SUP.11 Machine Learning Data Management#

The purpose is to define and align ML data with ML data requirements, maintain the integrity and quality of the ML data, and make them available to affected parties.

Process outcomes#

  1. A ML data management system including an ML data lifecycle is established.

  2. A ML data quality approach is developed including ML data quality criteria.

  3. Collected ML data are processed for consistency with ML data requirements.

  4. ML data are verified against defined ML data quality criteria and updated as needed.

  5. ML data are agreed and communicated to all affected parties.

Base practices#

SUP.11.BP1: Establish an ML data management system
status: valid
tags: aspice40_sup11

Establish an ML data management system which supports

  • ML data management activities,

  • relevant sources of ML data,

  • ML data life cycle including a status model, and

  • interfaces to affected parties.

Note

Supported ML data management activities may include data collection, labeling/annotation, and structuring.

SUP.11.BP2: Develop an ML data quality approach
status: valid
tags: aspice40_sup11

Develop an approach to ensure that the quality of ML data is analyzed based on defined ML data quality criteria and activities are performed to support avoidance of biases of data.

Note

Examples of ML data quality criteria are relevant data sources, reliability and consistency of labelling, completeness against ML data requirements.

Note

The ML data management system should support the quality criteria and activities of the ML data quality approach.

Note

Biases to avoid may include sampling bias (e.g., gender, age) and feedback loop bias.

Note

For creation of ML data sets see MLE.3.BP2 and MLE.4.BP2.

SUP.11.BP3: Collect ML data
status: valid
tags: aspice40_sup11

Relevant sources for raw data are identified and continuously monitored for changes.

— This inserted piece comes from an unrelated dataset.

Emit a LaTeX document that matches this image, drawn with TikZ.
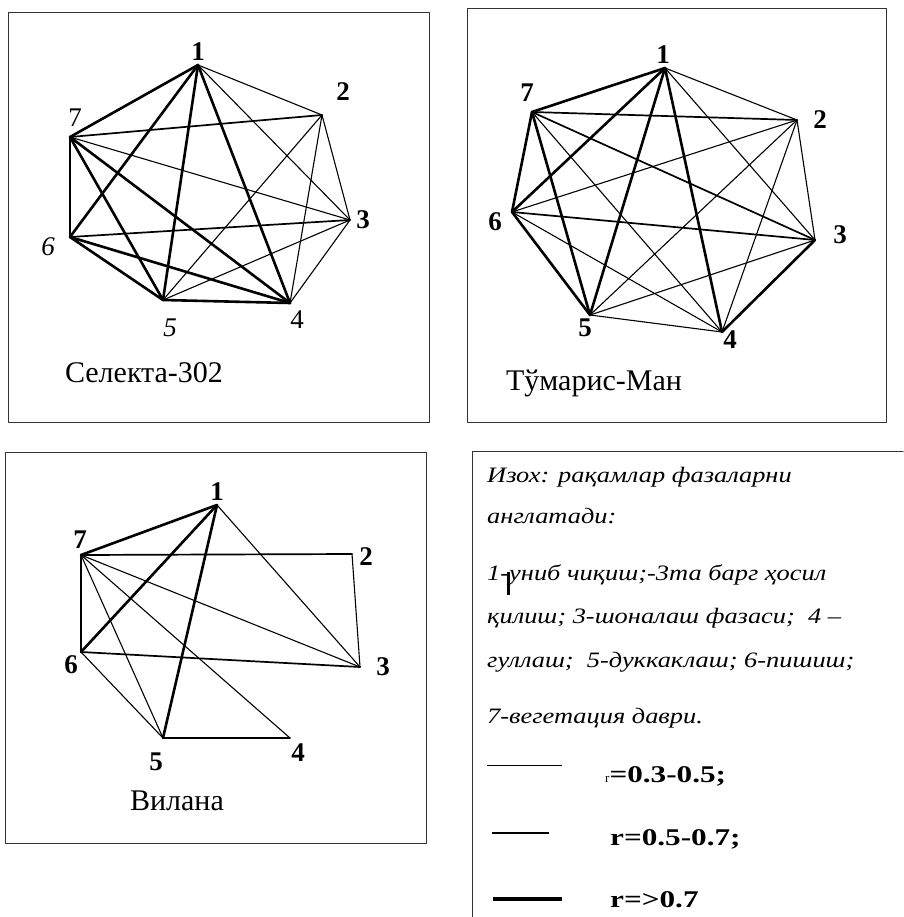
\documentclass[tikz,border=0pt]{standalone}
\usepackage{fontspec}
\setmainfont{Liberation Serif}
\newcommand\lgi[1]{\scalebox{1.2}[1]{\fontsize{22}{22}\selectfont\itshape #1}}
\newcommand\lgb[1]{\scalebox{1.3}[1]{\fontsize{24}{24}\selectfont\bfseries #1}}
\begin{document}
\begin{tikzpicture}[x=1pt,y=-1pt,line cap=round,line join=round,
  thn/.style={line width=1.1pt},
  mid/.style={line width=1.7pt},
  thk/.style={line width=2.6pt},
  frame/.style={draw=black!80,line width=1pt},
  num/.style={inner sep=0pt,font=\fontsize{27}{27}\selectfont\bfseries},
  numr/.style={inner sep=0pt,font=\fontsize{27}{27}\selectfont},
  numi/.style={inner sep=0pt,font=\fontsize{27}{27}\selectfont\itshape},
  vname/.style={inner sep=0pt,anchor=base,font=\fontsize{30}{30}\selectfont},
  ltxt/.style={inner sep=0pt,anchor=base west}]
\useasboundingbox (0,0) rectangle (903,917);
% ---------- frames
\draw[frame] (8,13) rectangle (429,422);
\draw[frame] (467,9) rectangle (886,422);
\draw[frame] (5,452) rectangle (426,843);
\draw[frame] (903,451) -- (472,451) -- (472,917);
% ---------- panel 1
\coordinate (a1) at (198,65);
\coordinate (a2) at (322,115);
\coordinate (a3) at (350,220);
\coordinate (a4) at (290,303);
\coordinate (a5) at (163,300);
\coordinate (a6) at (70,237);
\coordinate (a7) at (70,137);
\foreach \p/\q in {1/7,1/6,1/5,1/4,7/6,7/5,7/4,6/5,6/4,5/4}
  \draw[thk] (a\p) -- (a\q);
\foreach \p/\q in {7/2,6/3}
  \draw[mid] (a\p) -- (a\q);
\foreach \p/\q in {1/2,1/3,2/3,2/4,2/5,3/4,3/5,3/7}
  \draw[thn] (a\p) -- (a\q);
\node[num]  (la1) at (198,52) {1};
\node[num]  (la2) at (343,92) {2};
\node[num]  (la3) at (363,220) {3};
\node[numr] (la4) at (297,320) {4};
\node[numi] (la5) at (170,328) {5};
\node[numi] (la6) at (48,247) {6};
\node[numr] (la7) at (75,118) {7};
\node[vname] (va) at (144,382) {Селекта-302};
% ---------- panel 2
\coordinate (b1) at (665,68);
\coordinate (b2) at (797,120);
\coordinate (b3) at (815,240);
\coordinate (b4) at (722,332);
\coordinate (b5) at (590,315);
\coordinate (b6) at (512,212);
\coordinate (b7) at (532,112);
\foreach \p/\q in {1/7,1/6,1/5,1/4,7/6,7/5,6/5,3/4}
  \draw[thk] (b\p) -- (b\q);
\foreach \p/\q in {7/2,7/3,6/3}
  \draw[mid] (b\p) -- (b\q);
\foreach \p/\q in {1/2,1/3,2/3,2/4,2/5,2/6,3/5,4/5,4/6,4/7}
  \draw[thn] (b\p) -- (b\q);
\node[num] (lb1) at (663,55) {1};
\node[num] (lb2) at (820,120) {2};
\node[num] (lb3) at (840,235) {3};
\node[num] (lb4) at (730,340) {4};
\node[num] (lb5) at (585,328) {5};
\node[num] (lb6) at (495,222) {6};
\node[num] (lb7) at (527,93) {7};
\node[vname] (vb) at (594,390) {Тўмарис-Ман};
% ---------- panel 3
\coordinate (c1) at (217,505);
\coordinate (c2) at (352,554);
\coordinate (c3) at (360,667);
\coordinate (c4) at (290,738);
\coordinate (c5) at (163,738);
\coordinate (c6) at (81,652);
\coordinate (c7) at (81,555);
\foreach \p/\q in {1/7,1/6,1/5,7/6}
  \draw[thk] (c\p) -- (c\q);
\foreach \p/\q in {7/2,6/3,5/4}
  \draw[mid] (c\p) -- (c\q);
\foreach \p/\q in {1/3,2/3,7/3,7/5,7/4,6/5}
  \draw[thn] (c\p) -- (c\q);
\node[num] (lc1) at (217,492) {1};
\node[num] (lc2) at (366,557) {2};
\node[num] (lc3) at (383,667) {3};
\node[num] (lc4) at (298,753) {4};
\node[num] (lc5) at (156,762) {5};
\node[num] (lc6) at (71,665) {6};
\node[num] (lc7) at (80,540) {7};
\node[vname] (vc) at (177,810) {Вилана};
% ---------- legend
\node[ltxt] (t1) at (487,482) {\lgi{Изох: рақамлар фазаларни}};
\node[ltxt] (t2) at (487,523) {\lgi{англатади:}};
\node[ltxt] (t3) at (487,580) {\lgi{1-униб чиқиш;-3та барг ҳосил}};
\node[ltxt] (t4) at (487,623) {\lgi{қилиш; 3-шоналаш фазаси;\ \ 4 –}};
\node[ltxt] (t5) at (487,667) {\lgi{гуллаш;\ \ 5-дуккаклаш; 6-пишиш;}};
\node[ltxt] (t6) at (487,723) {\lgi{7-вегетация даври.}};
\coordinate (cur1) at (508,572);
\coordinate (cur2) at (508,595);
\draw[line width=3pt,line cap=butt] (cur1) -- (cur2);
\coordinate (l1a) at (487,765); \coordinate (l1b) at (562,765);
\coordinate (l2a) at (492,833); \coordinate (l2b) at (549,833);
\coordinate (l3a) at (493,899); \coordinate (l3b) at (562,899);
\draw[line width=1pt,line cap=butt] (l1a) -- (l1b);
\draw[line width=2.5pt,line cap=butt] (l2a) -- (l2b);
\draw[line width=4pt,line cap=butt] (l3a) -- (l3b);
\node[ltxt] (r1) at (605,782) {{\fontsize{13}{13}\selectfont r}\lgb{=0.3-0.5;}};
\node[ltxt] (r2) at (610,845) {\lgb{r=0.5-0.7;}};
\node[ltxt] (r3) at (610,907) {\lgb{r=>0.7}};
\end{tikzpicture}
\end{document}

The raw data is collected according to the ML data requirements.

Note

The identification and collection of ML data might be an organizational responsibility.

Note

Continuous monitoring should include the ODD and may lead to changes of the ML requirements.

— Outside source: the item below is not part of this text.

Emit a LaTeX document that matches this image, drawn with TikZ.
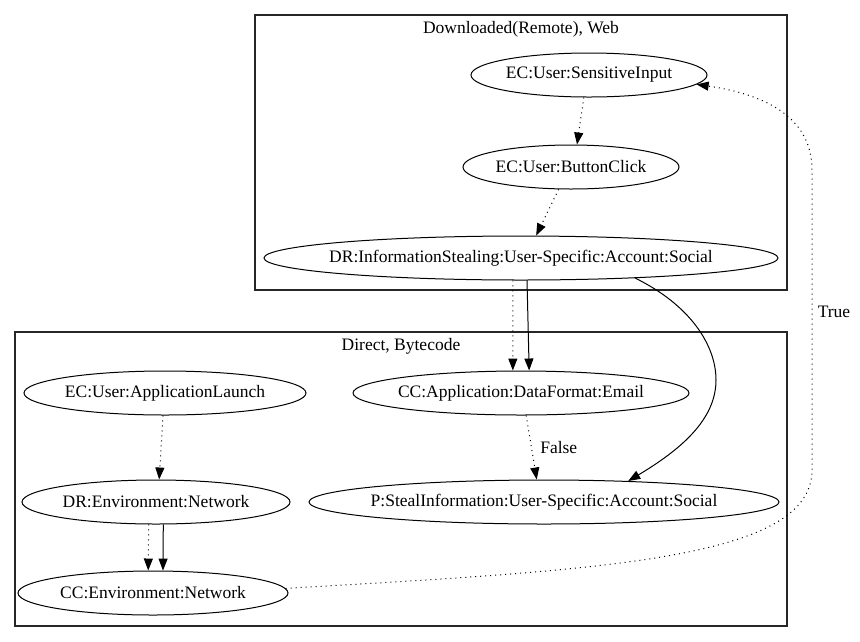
\documentclass[tikz,border=0pt]{standalone}
\usepackage{fontspec}
\setmainfont{Liberation Serif}
\newfontfamily\gvfont{Liberation Serif}
\usetikzlibrary{arrows.meta,shapes.geometric}
\begin{document}
\begin{tikzpicture}[x=1pt,y=-1pt,
  every node/.style={font=\gvfont\fontsize{17.5}{21}\selectfont},
  st/.style={draw, ellipse, inner sep=0pt, line width=1pt, minimum height=44pt},
  cl/.style={draw=black!85, line width=1.1pt},
  tip/.style={-{Triangle[length=12pt,width=9pt]}},
  soledge/.style={tip, line width=1pt},
  dotedge/.style={tip, line width=1pt, dash pattern=on 1pt off 4pt}
]
\useasboundingbox (0,0) rectangle (860,641);
% clusters
\draw[cl] (255,15) rectangle (787,290);
\node (cl1) at (521,29) {Downloaded(Remote), Web};
\draw[cl] (15,332) rectangle (787,626);
\node (cl2) at (401,346) {Direct, Bytecode};
% nodes
\node[st, minimum width=236pt] (SI) at (589,75) {\makebox[0pt]{EC:User:SensitiveInput}};
\node[st, minimum width=216pt] (BC) at (571,167) {\makebox[0pt]{EC:User:ButtonClick}};
\node[st, minimum width=514pt] (DRIS) at (521,258) {\makebox[0pt]{DR:InformationStealing:User-Specific:Account:Social}};
\node[st, minimum width=282pt] (EAL) at (165,393) {\makebox[0pt]{EC:User:ApplicationLaunch}};
\node[st, minimum width=336pt] (CCE) at (521,393) {\makebox[0pt]{CC:Application:DataFormat:Email}};
\node[st, minimum width=268pt] (DREN) at (156,502) {\makebox[0pt]{DR:Environment:Network}};
\node[st, minimum width=470pt] (PS) at (544,502) {\makebox[0pt]{P:StealInformation:User-Specific:Account:Social}};
\node[st, minimum width=270pt] (CCEN) at (153,593) {\makebox[0pt]{CC:Environment:Network}};
% edges
\draw[dotedge] (SI.257) -- (BC.75);
\draw[dotedge] (BC.241) -- (DRIS.56);
\draw[dotedge] (DRIS.250) -- (CCE.110);
\draw[soledge] (DRIS.285) -- (CCE.70);
\draw[soledge] (DRIS.-10.6) .. controls (690,305) and (716,345) .. (716,380)
   .. controls (716,420) and (680,450) .. (PS.14);
\draw[dotedge] (CCE.283) -- node[pos=0.5, anchor=west, xshift=5pt] (lf) {False} (PS.108);
\draw[dotedge] (EAL.265) -- (DREN.82);
\draw[dotedge] (DREN.252) -- (CCEN.102);
\draw[soledge] (DREN.288) -- (CCEN.66);
\draw[dotedge] (CCEN.2) .. controls (600,570) and (812,560) .. (812,470)
   -- node[pos=0.527, anchor=west, xshift=2pt] (lt) {True} (812,170)
   .. controls (812,120) and (770,95) .. (SI.-5);
\end{tikzpicture}
\end{document}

SUP.11.BP4: Process ML data
status: valid
tags: aspice40_sup11

The raw data are processed (annotated, analyzed, and structured) according to the ML data requirements.

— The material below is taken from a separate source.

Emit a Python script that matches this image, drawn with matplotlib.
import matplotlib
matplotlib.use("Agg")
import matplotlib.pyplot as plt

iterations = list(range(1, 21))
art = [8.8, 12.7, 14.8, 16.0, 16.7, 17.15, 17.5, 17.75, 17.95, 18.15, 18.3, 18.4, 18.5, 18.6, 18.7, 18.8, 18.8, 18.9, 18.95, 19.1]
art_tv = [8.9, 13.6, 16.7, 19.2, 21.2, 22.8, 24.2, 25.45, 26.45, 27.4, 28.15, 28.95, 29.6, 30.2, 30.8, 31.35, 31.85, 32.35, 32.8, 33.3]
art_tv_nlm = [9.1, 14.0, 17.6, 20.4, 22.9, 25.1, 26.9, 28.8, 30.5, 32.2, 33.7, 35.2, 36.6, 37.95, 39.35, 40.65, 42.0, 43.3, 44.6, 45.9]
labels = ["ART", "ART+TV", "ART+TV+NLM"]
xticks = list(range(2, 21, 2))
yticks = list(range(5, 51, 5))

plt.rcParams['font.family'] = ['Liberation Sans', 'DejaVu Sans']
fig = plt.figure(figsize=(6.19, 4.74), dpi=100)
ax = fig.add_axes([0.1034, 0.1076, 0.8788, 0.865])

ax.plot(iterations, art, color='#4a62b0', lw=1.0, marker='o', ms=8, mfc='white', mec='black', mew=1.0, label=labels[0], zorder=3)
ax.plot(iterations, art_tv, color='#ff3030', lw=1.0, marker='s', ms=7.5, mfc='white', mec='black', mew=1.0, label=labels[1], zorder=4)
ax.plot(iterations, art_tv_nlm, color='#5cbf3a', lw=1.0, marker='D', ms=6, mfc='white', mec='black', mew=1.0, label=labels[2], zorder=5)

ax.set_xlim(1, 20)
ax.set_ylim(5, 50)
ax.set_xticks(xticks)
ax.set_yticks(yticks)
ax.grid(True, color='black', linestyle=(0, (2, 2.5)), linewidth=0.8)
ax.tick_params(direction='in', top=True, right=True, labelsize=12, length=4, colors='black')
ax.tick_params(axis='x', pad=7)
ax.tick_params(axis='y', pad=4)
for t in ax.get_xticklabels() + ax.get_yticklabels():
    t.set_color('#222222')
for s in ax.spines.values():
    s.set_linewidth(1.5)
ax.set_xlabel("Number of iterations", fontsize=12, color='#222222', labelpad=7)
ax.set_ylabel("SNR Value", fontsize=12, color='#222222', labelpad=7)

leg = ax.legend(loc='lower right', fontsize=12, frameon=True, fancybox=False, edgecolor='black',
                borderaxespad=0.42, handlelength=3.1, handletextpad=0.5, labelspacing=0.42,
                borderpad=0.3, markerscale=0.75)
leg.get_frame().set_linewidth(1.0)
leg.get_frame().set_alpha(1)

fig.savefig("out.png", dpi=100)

SUP.11.BP5: Assure quality of ML data
status: valid
tags: aspice40_sup11

Perform the activities according to the ML data quality approach to ensure that the ML data meets the defined ML data quality criteria.

Note

These activities may include sample-based reviews or statistical methods.

SUP.11.BP6: Communicate agreed processed ML data
status: valid
tags: aspice40_sup11

Inform all affected parties about the agreed processed ML data and provide them to the affected parties.